DIRECTIVE: Copy out every line that contains "this".
>> Begin ENTRIES SUPPLIED
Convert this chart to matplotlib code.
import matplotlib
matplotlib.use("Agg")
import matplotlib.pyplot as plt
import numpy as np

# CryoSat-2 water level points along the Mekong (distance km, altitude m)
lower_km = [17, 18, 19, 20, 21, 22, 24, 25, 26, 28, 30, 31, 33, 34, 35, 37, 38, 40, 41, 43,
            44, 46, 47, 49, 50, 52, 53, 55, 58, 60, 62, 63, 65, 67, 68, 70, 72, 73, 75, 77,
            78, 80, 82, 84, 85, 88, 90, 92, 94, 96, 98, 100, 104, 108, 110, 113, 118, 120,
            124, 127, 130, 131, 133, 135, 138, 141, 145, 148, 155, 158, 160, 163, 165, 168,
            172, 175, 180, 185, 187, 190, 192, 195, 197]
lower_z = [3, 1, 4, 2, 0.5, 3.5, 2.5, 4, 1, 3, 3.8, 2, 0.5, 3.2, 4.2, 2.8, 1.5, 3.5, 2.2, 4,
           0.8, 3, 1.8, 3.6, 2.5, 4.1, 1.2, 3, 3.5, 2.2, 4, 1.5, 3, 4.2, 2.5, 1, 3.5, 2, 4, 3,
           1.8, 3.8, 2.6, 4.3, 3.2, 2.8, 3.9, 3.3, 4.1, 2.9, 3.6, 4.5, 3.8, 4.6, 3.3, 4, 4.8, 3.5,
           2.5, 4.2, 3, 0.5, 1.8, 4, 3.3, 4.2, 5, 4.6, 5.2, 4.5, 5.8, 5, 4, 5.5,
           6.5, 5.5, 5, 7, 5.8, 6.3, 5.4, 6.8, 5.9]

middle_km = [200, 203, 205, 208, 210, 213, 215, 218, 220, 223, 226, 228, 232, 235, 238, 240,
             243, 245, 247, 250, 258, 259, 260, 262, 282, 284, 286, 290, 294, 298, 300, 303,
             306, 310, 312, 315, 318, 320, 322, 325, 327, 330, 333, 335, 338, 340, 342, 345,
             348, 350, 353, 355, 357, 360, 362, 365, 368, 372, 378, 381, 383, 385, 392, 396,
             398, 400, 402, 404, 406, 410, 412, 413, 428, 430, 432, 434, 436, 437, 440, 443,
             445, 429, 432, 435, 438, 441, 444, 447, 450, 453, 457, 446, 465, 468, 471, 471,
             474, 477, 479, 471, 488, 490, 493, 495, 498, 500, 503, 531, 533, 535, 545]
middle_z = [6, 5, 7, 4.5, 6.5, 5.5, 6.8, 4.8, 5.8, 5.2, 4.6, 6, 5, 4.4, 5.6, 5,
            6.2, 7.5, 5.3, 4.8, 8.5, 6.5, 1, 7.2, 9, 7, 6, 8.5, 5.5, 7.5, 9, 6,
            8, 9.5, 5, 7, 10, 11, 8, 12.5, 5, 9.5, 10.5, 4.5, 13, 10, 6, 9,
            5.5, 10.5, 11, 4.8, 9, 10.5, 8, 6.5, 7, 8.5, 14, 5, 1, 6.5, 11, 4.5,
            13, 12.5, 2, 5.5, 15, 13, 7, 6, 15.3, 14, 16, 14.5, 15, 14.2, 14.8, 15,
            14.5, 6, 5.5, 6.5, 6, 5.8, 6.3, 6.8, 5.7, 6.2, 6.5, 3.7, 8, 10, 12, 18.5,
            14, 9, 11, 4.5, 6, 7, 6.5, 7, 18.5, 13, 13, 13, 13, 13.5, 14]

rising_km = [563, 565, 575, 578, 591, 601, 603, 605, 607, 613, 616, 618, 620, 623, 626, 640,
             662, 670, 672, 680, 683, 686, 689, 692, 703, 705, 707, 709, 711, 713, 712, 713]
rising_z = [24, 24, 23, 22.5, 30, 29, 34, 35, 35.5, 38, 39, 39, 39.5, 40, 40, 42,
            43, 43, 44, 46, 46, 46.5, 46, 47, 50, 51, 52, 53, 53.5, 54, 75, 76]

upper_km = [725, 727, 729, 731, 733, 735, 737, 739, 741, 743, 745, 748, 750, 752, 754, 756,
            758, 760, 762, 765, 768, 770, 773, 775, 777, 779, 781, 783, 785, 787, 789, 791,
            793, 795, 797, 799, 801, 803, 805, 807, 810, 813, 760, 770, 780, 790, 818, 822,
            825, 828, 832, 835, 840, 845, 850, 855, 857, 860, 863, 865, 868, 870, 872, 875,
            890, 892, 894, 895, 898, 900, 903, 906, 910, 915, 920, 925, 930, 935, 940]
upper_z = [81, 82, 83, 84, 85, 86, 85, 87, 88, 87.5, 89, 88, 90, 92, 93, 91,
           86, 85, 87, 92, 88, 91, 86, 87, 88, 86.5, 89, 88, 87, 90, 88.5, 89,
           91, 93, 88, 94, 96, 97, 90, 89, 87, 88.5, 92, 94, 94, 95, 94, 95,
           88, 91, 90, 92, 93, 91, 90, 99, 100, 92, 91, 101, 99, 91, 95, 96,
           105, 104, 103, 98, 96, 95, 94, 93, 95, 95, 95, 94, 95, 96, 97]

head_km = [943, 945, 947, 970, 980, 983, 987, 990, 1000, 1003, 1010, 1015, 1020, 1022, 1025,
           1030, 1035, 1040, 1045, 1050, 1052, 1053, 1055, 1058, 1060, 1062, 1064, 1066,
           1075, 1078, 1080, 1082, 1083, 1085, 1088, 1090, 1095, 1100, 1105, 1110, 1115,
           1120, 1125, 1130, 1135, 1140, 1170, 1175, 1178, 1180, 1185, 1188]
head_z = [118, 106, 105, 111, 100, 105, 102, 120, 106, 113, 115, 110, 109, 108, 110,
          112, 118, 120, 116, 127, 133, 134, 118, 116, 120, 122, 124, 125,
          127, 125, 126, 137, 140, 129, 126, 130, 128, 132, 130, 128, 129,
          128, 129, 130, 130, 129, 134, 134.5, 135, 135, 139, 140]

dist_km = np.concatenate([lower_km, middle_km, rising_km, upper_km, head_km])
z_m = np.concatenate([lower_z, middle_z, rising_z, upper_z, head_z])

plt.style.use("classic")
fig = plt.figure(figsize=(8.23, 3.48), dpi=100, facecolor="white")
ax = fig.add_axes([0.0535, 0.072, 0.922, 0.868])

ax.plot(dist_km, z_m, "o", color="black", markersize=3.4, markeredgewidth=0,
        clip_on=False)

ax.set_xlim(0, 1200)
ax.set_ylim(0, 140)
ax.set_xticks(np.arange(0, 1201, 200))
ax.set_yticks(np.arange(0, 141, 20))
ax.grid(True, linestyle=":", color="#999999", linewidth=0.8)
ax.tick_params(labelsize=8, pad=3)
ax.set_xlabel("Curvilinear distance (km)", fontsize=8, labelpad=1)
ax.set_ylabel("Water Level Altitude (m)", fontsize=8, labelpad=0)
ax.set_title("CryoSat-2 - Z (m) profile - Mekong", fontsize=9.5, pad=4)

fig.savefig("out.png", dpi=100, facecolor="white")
>> End ENTRIES SUPPLIED
>> Begin ENTRIES SUPPLIED
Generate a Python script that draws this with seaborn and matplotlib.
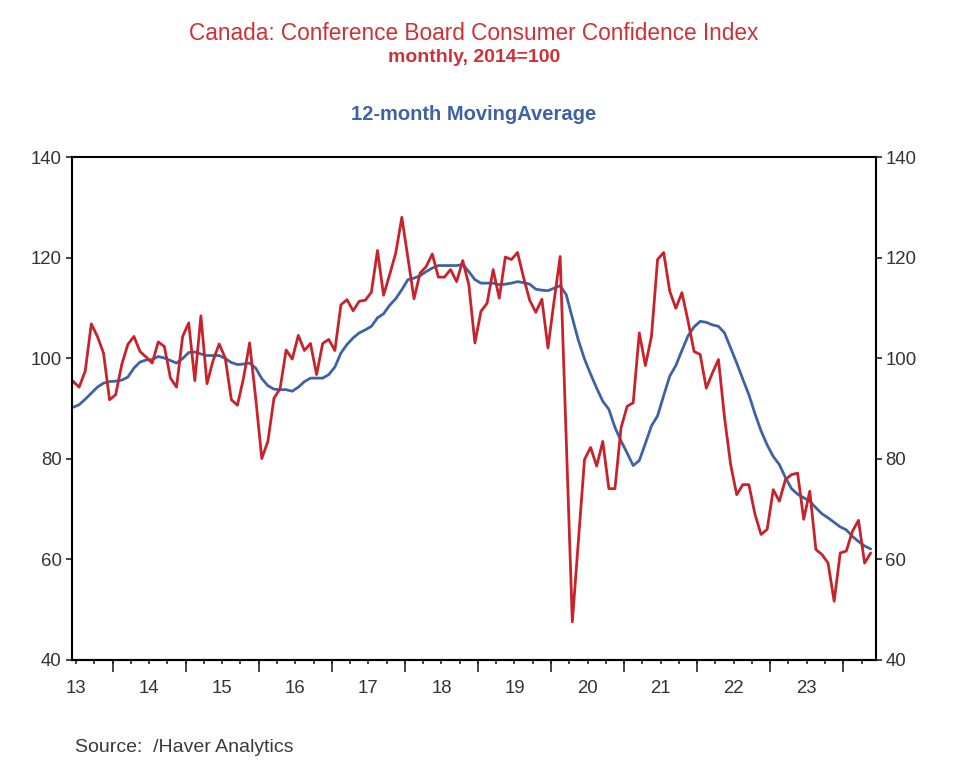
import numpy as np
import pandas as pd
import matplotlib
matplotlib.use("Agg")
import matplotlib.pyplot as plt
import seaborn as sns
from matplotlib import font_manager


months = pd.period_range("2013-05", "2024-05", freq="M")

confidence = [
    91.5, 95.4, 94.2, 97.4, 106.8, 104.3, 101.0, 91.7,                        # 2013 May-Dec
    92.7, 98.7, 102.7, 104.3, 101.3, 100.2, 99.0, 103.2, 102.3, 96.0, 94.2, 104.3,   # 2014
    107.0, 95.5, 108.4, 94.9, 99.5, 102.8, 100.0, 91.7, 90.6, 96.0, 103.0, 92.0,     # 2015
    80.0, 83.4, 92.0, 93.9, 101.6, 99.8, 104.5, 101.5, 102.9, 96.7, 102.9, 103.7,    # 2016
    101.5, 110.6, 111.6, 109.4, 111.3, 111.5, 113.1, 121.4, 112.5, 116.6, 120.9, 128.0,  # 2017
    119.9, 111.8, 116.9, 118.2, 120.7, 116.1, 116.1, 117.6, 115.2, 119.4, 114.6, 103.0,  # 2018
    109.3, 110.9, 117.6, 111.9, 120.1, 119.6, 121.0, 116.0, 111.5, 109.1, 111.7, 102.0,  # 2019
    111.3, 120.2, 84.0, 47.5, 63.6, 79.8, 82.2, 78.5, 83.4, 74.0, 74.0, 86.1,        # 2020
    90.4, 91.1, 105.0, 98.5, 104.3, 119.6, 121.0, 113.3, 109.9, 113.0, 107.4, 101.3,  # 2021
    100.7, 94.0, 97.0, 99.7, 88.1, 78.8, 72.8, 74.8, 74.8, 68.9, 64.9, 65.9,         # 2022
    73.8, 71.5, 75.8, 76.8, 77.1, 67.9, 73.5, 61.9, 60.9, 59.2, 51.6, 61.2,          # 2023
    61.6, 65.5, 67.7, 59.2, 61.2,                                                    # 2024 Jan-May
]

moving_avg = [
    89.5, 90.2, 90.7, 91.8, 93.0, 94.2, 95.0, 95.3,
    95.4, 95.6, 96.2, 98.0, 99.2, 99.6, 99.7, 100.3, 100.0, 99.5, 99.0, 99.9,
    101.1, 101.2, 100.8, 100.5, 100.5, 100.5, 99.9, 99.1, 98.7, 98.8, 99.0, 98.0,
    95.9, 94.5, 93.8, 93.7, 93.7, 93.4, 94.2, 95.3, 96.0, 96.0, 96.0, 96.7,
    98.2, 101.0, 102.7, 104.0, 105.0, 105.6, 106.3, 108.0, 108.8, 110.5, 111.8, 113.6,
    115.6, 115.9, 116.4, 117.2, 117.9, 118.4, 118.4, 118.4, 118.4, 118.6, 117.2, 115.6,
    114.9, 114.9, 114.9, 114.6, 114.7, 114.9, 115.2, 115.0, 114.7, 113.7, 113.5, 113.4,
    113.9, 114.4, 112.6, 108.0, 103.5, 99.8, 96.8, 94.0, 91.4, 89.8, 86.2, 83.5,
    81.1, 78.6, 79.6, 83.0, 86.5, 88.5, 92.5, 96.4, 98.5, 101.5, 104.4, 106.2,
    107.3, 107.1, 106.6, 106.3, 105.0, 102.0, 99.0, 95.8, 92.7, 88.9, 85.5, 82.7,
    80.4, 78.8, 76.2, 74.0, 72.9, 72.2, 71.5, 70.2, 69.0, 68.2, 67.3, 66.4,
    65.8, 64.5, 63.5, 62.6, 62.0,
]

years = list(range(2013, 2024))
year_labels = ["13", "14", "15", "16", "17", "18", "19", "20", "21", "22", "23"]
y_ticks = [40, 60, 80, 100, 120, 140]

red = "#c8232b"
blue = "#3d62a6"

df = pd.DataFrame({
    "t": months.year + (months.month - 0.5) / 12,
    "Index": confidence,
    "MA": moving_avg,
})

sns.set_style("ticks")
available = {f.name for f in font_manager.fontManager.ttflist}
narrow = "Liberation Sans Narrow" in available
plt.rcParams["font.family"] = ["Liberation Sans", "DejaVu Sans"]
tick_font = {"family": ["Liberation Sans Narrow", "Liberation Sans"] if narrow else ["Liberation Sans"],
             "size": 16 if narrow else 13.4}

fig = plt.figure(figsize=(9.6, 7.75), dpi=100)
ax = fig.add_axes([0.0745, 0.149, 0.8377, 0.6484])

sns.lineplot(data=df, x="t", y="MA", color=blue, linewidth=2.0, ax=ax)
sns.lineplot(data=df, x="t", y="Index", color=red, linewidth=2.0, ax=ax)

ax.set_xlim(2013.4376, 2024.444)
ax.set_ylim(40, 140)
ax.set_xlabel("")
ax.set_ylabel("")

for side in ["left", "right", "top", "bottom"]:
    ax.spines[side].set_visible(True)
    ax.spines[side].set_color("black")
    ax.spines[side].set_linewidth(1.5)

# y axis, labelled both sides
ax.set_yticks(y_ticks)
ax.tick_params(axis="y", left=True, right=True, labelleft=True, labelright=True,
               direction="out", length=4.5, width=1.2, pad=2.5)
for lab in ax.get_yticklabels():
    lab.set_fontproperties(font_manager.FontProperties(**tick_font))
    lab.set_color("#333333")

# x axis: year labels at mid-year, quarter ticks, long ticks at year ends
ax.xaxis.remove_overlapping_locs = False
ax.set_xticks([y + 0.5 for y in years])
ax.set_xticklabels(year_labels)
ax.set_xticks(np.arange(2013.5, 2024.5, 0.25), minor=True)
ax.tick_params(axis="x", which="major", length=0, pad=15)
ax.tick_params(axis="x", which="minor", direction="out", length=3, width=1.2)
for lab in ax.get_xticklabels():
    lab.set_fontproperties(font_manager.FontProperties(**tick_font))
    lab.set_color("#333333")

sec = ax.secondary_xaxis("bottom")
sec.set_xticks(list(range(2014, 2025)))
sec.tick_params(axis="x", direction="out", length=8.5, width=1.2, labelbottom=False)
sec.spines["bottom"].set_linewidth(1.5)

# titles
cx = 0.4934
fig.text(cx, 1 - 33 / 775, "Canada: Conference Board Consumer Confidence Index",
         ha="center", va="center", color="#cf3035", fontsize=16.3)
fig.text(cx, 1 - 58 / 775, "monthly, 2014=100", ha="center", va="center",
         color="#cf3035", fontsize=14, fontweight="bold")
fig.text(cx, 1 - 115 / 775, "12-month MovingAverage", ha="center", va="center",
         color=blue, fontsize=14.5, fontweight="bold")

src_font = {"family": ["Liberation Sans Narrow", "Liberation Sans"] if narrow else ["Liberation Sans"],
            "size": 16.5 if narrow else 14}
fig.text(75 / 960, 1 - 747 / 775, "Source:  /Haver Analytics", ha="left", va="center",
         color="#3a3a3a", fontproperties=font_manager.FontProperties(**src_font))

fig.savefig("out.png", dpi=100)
>> End ENTRIES SUPPLIED
THE OUTPUT:
Convert this chart to matplotlib code.
Generate a Python script that draws this with seaborn and matplotlib.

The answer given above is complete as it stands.